Сredit note¶
- Table of contents
- Сredit note
- 01 What is a credit note
- 02 When a credit note is used
- 03 Credit note structure in Docura
- 04 Integration with EDI
01 What is a credit note¶
- A credit note is a commercial and accounting document issued by the seller to the buyer to reduce the amount payable on a previously issued invoice.
- Typical reasons are returns, quantity or price corrections, discounts, rebates or other adjustments related to the original invoice.
- In EDI, a credit note is an electronic business document similar to an invoice, but with negative quantities and/or amounts, so ERP systems automatically update receivables, payables and VAT.
02 When a credit note is used¶
Credit notes are used in typical business scenarios:
- Returned or damaged goods – part or all of the delivered goods are returned; the seller issues a credit note for the returned quantity instead of a new “negative” invoice.
- Price or quantity correction – the original invoice contained wrong unit price, tax rate, discount or quantity, and this needs to be corrected while keeping a clear audit trail.
- Bonuses and retrospective discounts – the buyer fulfils agreed conditions (turnover, payment discipline etc.), and the seller grants an after-the-fact discount via credit note, reducing the total amount due.
- Service level or quality issues – if the seller compensates the buyer (e.g. delays, quality problems) by reducing the invoiced amount, this is often documented with a credit note for transparency and tax purposes.
- In many jurisdictions the credit note is required to legally reduce VAT and revenue tied to the original invoice.
03 Credit note structure in Docura¶
*Main elements:/
- Parties – Buyer, Seller and Delivery address fields identify the trading partners (e.g. Rapavis OÜ as buyer, Docura OÜ as seller, and a specific store as delivery location).
- Document metadata – document number, document date, payment due date, currency (EUR) and delivery date ensure traceability and link the credit note to the business process and original # invoice.
- Line item data – item description, GTIN, supplier item code and unit of measure describe the product that is being credited.
- Negative quantity – quantity is set to -1, which technically means that one unit is removed from the previously invoiced quantity.

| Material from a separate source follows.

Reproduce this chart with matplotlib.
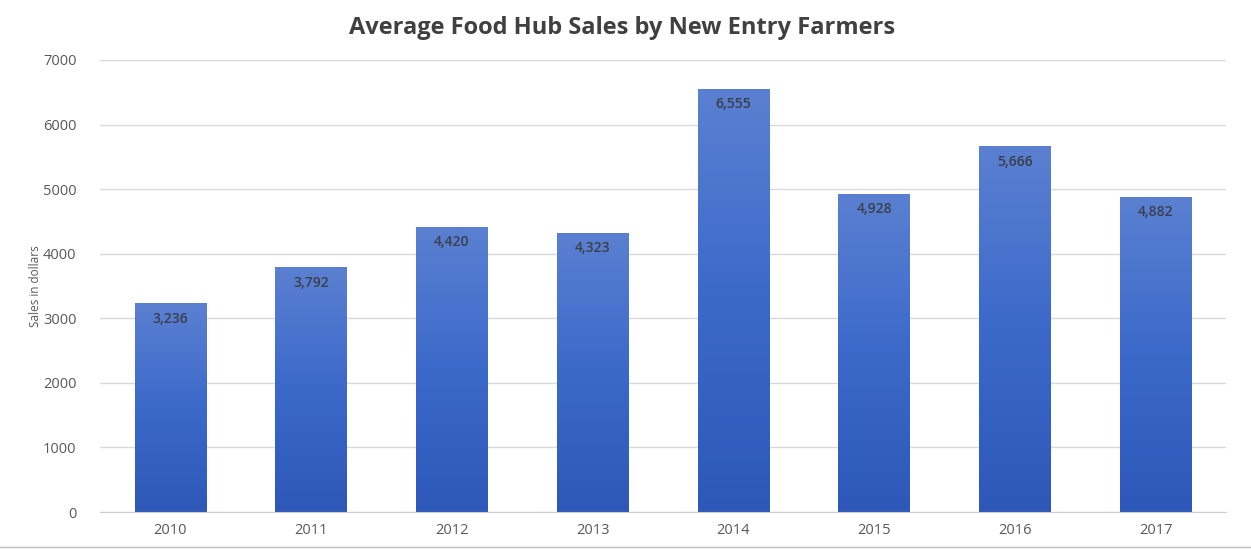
import numpy as np
import matplotlib
matplotlib.use('Agg')
import matplotlib.pyplot as plt

plt.rcParams['font.family'] = ['Open Sans', 'DejaVu Sans']

years = ['2010', '2011', '2012', '2013', '2014', '2015', '2016', '2017']
sales = [3236, 3792, 4420, 4323, 6555, 4928, 5666, 4882]

fig = plt.figure(figsize=(12.51, 5.5), dpi=100)
ax = fig.add_axes([0.080, 0.069, 0.900, 0.822])

x = np.arange(len(years))
bars = ax.bar(x, sales, width=0.51, color='#3f6cc8', zorder=2)

# vertical gradient in each bar, lighter at the top
grad = np.linspace(0, 1, 256).reshape(-1, 1)
cmap = matplotlib.colors.LinearSegmentedColormap.from_list('blues', ['#2d58b8', '#3b69ca', '#5b80d1'])
for b in bars:
    bx, w, h = b.get_x(), b.get_width(), b.get_height()
    im = ax.imshow(grad, extent=[bx, bx + w, 0, h], origin='lower', cmap=cmap,
                   aspect='auto', zorder=3)
    im.set_clip_path(b)
    b.set_facecolor('none')

for xi, v in zip(x, sales):
    ax.text(xi, v - 240, f'{v:,}', ha='center', va='center', fontsize=10,
            color='#3a3f4a', fontweight='semibold', zorder=4)

ax.set_xlim(-0.5, len(years) - 0.5)
ax.set_ylim(0, 7000)
ax.set_yticks(range(0, 7001, 1000))
ax.set_xticks(x)
ax.set_xticklabels(years)
ax.tick_params(axis='both', length=0, labelsize=10.5, colors='#595959')
ax.tick_params(axis='y', pad=17)
ax.tick_params(axis='x', pad=8)
ax.grid(axis='y', color='#d9d9d9', linewidth=1, zorder=0)
ax.set_axisbelow(True)
for s in ['top', 'right', 'left']:
    ax.spines[s].set_visible(False)
ax.spines['bottom'].set_color('#d0d0d0')
ax.spines['bottom'].set_zorder(5)

ax.set_ylabel('Sales in dollars', fontsize=8.5, color='#595959')
ax.yaxis.set_label_coords(-0.052, 0.5)
fig.text(0.497, 0.950, 'Average Food Hub Sales by New Entry Farmers', ha='center', va='center',
         fontsize=17, fontweight='bold', color='#404040')

fig.add_artist(plt.Line2D([0, 1], [0.006, 0.006], color='#bfbfbf', linewidth=1))

fig.savefig('out.png', dpi=100)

- Amounts and VAT – net price is positive, but net amount, tax amount and total gross amount are negative, so the total document value is -4.33 EUR in this example.
- Because the structure mirrors a normal invoice, Docura and partner ERPs can process the credit note automatically and post the opposite accounting entries.
The first Docura screen shows a credit note that looks almost identical to a sales invoice, but represents a negative adjustment.


The second Docura screen focuses on the single credit line and resulting totals.

- Quantity: -1 piece of “Alma pasteurized whole milk 3,8–4,2”.
- Net price: 3.490 EUR; with quantity -1 this becomes net amount -3.49 EUR.
- VAT: with a 24% tax rate, VAT on -3.49 EUR is -0.84 EUR (rounded).
- Total gross amount: net amount -3.49 EUR + tax amount -0.84 EUR = -4.33 EUR.
- This means the buyer’s payable and the seller’s receivable are both reduced by 4.33 EUR compared to the original invoice, while VAT is corrected by -0.84 EUR in tax reports.
04 Integration with EDI¶
- In an EDI environment, the credit note follows the same automated flow as an invoice, but with negative QUANTITY values.
- Standard formats – credit notes are exchanged in formats such as EDIFACT, XML (including Docura XML), Peppol BIS or other agreed standards between partners.
- Reference to original invoice – the EDI message typically includes the original invoice number so both ERPs can match the credit note and apply the correction automatically.
- Seller’s ERP generates the credit note and sends it via EDI provider (Docura).
- Docura validates and converts the document if needed and forwards it to the buyer.
- Buyer’s ERP imports the credit note, links it to the original invoice and updates accounting entries (AP/AR and VAT) without manual data entry.
This automation ensures consistent balances between trading partners and provides a clear, auditable history of all corrections to original invoices.